Transcribe the listing exactly, leaving out every picture.

* Start *

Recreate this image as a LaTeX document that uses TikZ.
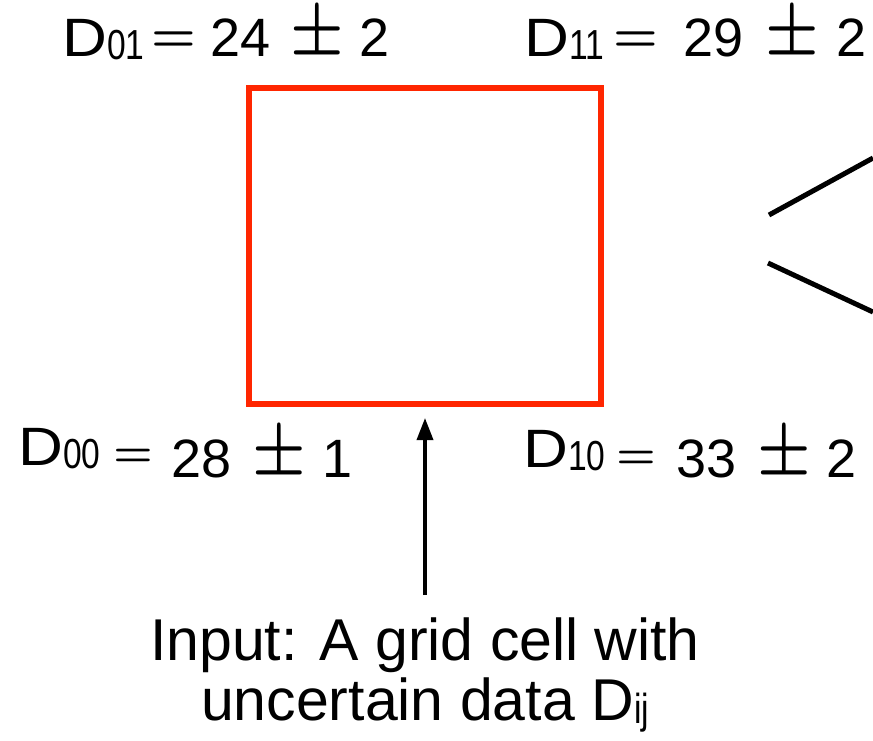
\documentclass[tikz,border=0pt]{standalone}
\usepackage{fontspec}
\setmainfont{Liberation Sans}
\usetikzlibrary{arrows.meta}
\definecolor{cellred}{RGB}{255,38,0}
\newcommand{\dsub}[1]{\raisebox{-3pt}{\scalebox{0.8}[1]{\fontsize{42}{42}\selectfont #1}}}
\newcommand{\bigD}{\scalebox{1.15}[1]{D}}
\newcommand{\EQ}[2]{{\fontsize{10}{12}\selectfont\boldmath\raisebox{#1}{\scalebox{#2}{$=$}}}}
\newcommand{\PM}{{\fontsize{10}{12}\selectfont\boldmath\raisebox{5pt}[49pt][2pt]{\scalebox{6}[6.8]{$\pm$}}}}
\begin{document}
\begin{tikzpicture}[x=1pt,y=-1pt,
  lab/.style={anchor=base west, inner sep=0pt, font=\fontsize{54}{60}\selectfont},
  caption/.style={anchor=base, inner sep=0pt, font=\fontsize{59}{60}\selectfont},
  cellbox/.style={draw=cellred, line width=6pt, minimum width=352pt, minimum height=316pt, inner sep=0pt},
  arr/.style={line width=3.5pt, -{Triangle[length=22pt,width=16pt]}},
  edge/.style={line width=5pt}]
\useasboundingbox (0,0) rectangle (873,741);
\node[cellbox] (cell) at (425,246) {};
% corner labels
\node[lab] (l01) at (62,57) {\bigD\dsub{01}\hspace{7pt}\EQ{5.5pt}{5}};
\node[lab] (v01) at (210,57) {24\hspace{20pt}\PM\hspace{16pt}2};
\node[lab] (l11) at (524,57) {\bigD\dsub{11}\hspace{10pt}\EQ{5.5pt}{5}};
\node[lab] (v11) at (683,57) {29\hspace{22pt}\PM\hspace{18pt}2};
\node[lab] (l00) at (18,465) {\bigD\dsub{00}\hspace{13pt}\EQ{-1pt}{4.4}};
\node[lab] (v00) at (171,477) {28\hspace{21pt}\PM\hspace{17pt}1};
\node[lab] (l10) at (523,467) {\bigD\dsub{10}\hspace{11pt}\EQ{-1pt}{4.4}};
\node[lab] (v10) at (676,477) {33\hspace{21pt}\PM\hspace{16pt}2};
% caption
\node[caption] (inp1) at (425,660) {Input: A grid cell with};
\node[caption] (inp2) at (425,720) {uncertain data D\dsub{ij}};
\draw[arr] ([yshift=22pt]inp1.north) -- ([yshift=-11pt]cell.south);
% partial lines leaving to the right
\coordinate (a1) at (769,215);
\coordinate (a2) at (873,158);
\coordinate (b1) at (768,263);
\coordinate (b2) at (873,312);
\draw[edge] (a1) -- (a2);
\draw[edge] (b1) -- (b2);
\end{tikzpicture}
\end{document}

* End *

## Response below
Recreate this image as a LaTeX document that uses TikZ.
\documentclass[tikz,border=0pt]{standalone}
\usepackage{fontspec}
\setmainfont{Liberation Sans}
\usetikzlibrary{arrows.meta}
\definecolor{cellred}{RGB}{255,38,0}
\newcommand{\dsub}[1]{\raisebox{-3pt}{\scalebox{0.8}[1]{\fontsize{42}{42}\selectfont #1}}}
\newcommand{\bigD}{\scalebox{1.15}[1]{D}}
\newcommand{\EQ}[2]{{\fontsize{10}{12}\selectfont\boldmath\raisebox{#1}{\scalebox{#2}{$=$}}}}
\newcommand{\PM}{{\fontsize{10}{12}\selectfont\boldmath\raisebox{5pt}[49pt][2pt]{\scalebox{6}[6.8]{$\pm$}}}}
\begin{document}
\begin{tikzpicture}[x=1pt,y=-1pt,
  lab/.style={anchor=base west, inner sep=0pt, font=\fontsize{54}{60}\selectfont},
  caption/.style={anchor=base, inner sep=0pt, font=\fontsize{59}{60}\selectfont},
  cellbox/.style={draw=cellred, line width=6pt, minimum width=352pt, minimum height=316pt, inner sep=0pt},
  arr/.style={line width=3.5pt, -{Triangle[length=22pt,width=16pt]}},
  edge/.style={line width=5pt}]
\useasboundingbox (0,0) rectangle (873,741);
\node[cellbox] (cell) at (425,246) {};
% corner labels
\node[lab] (l01) at (62,57) {\bigD\dsub{01}\hspace{7pt}\EQ{5.5pt}{5}};
\node[lab] (v01) at (210,57) {24\hspace{20pt}\PM\hspace{16pt}2};
\node[lab] (l11) at (524,57) {\bigD\dsub{11}\hspace{10pt}\EQ{5.5pt}{5}};
\node[lab] (v11) at (683,57) {29\hspace{22pt}\PM\hspace{18pt}2};
\node[lab] (l00) at (18,465) {\bigD\dsub{00}\hspace{13pt}\EQ{-1pt}{4.4}};
\node[lab] (v00) at (171,477) {28\hspace{21pt}\PM\hspace{17pt}1};
\node[lab] (l10) at (523,467) {\bigD\dsub{10}\hspace{11pt}\EQ{-1pt}{4.4}};
\node[lab] (v10) at (676,477) {33\hspace{21pt}\PM\hspace{16pt}2};
% caption
\node[caption] (inp1) at (425,660) {Input: A grid cell with};
\node[caption] (inp2) at (425,720) {uncertain data D\dsub{ij}};
\draw[arr] ([yshift=22pt]inp1.north) -- ([yshift=-11pt]cell.south);
% partial lines leaving to the right
\coordinate (a1) at (769,215);
\coordinate (a2) at (873,158);
\coordinate (b1) at (768,263);
\coordinate (b2) at (873,312);
\draw[edge] (a1) -- (a2);
\draw[edge] (b1) -- (b2);
\end{tikzpicture}
\end{document}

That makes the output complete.